Pour autant, est-il possible pour un Occidental d’écrire une histoire de l’Iran qui puisse être lue par un Iranien ? Tel est le défi auquel s’attache l’auteur tout au long de l’ouvrage, en prenant soin de multiplier les sources, de s’écarter de toute orientation morale ou politique, et en tentant de s’immiscer dans le surmoi collectif iranien. Il n’excuse pas ou ne pardonne pas, mais cherche à comprendre la construction du nationalisme iranien et l’évolution de la structure politique du pays.

Si le lecteur peut sans doute se trouver quelque peu dérouté dans la profusion de détails des événements décrits par l’historien, il n’en demeure pas moins in fine mieux averti sur les paradoxes politiques de la société iranienne contemporaine. Alors que l’image de la République islamique d’Iran dans le monde occidental est aujourd’hui suspendue aux déclarations cinglantes du président américain Donald Trump, la lecture de cet ouvrage se révèle plus que jamais salutaire.

Johanna Ollier

Étudiante Master « Moyen-Orient » à Sciences Po Grenoble

Histoire économique de l’Afrique tropicale / Jacques Brasseul, Paris, Armand Colin, coll. U, 2016, 368 p.
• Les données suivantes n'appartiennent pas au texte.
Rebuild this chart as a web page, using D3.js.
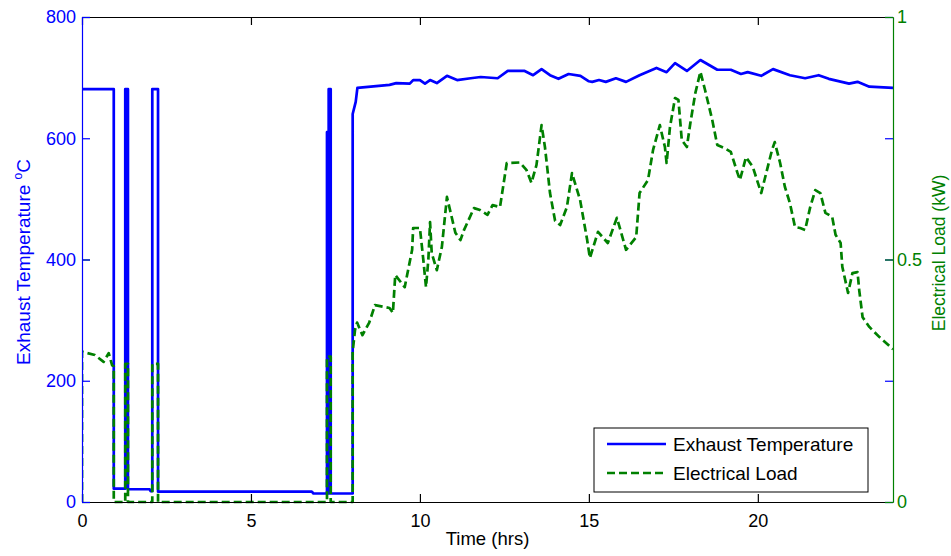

Écrire une histoire de l’Afrique ne relève-t-il pas du défi à hauts risques ? La question se pose en lisant l’ouvrage de Jacques Brasseul, paru dans une collection de référence chez Armand Colin.

D’emblée, l’adjectif « tropicale » pour désigner l’Afrique subsaharienne pose problème tant pour un géographe que pour un économiste. Il exclut évidemment le Maghreb, mais aussi Madagascar, et ne manque pas d’interroger pour la partie australe du continent, singulièrement pour l’Afrique du Sud. Une autre interrogation se pose, peut-être plus fondamentale : peut-on aujourd’hui écrire sur l’Afrique sans faire parler les auteurs africains ? On notera, pour s’en étonner, le peu de références aux historiens originaires du continent. Cheikh Anta Diop n’a droit qu’à une très modeste mention dans le prologue. On cherche en vain les autres références pourtant incontournables, comme Joseph Ki-Zerbo, Théophile Obenga, Albert Adu Broahen Kwadwo et Elikia M’Bokolo.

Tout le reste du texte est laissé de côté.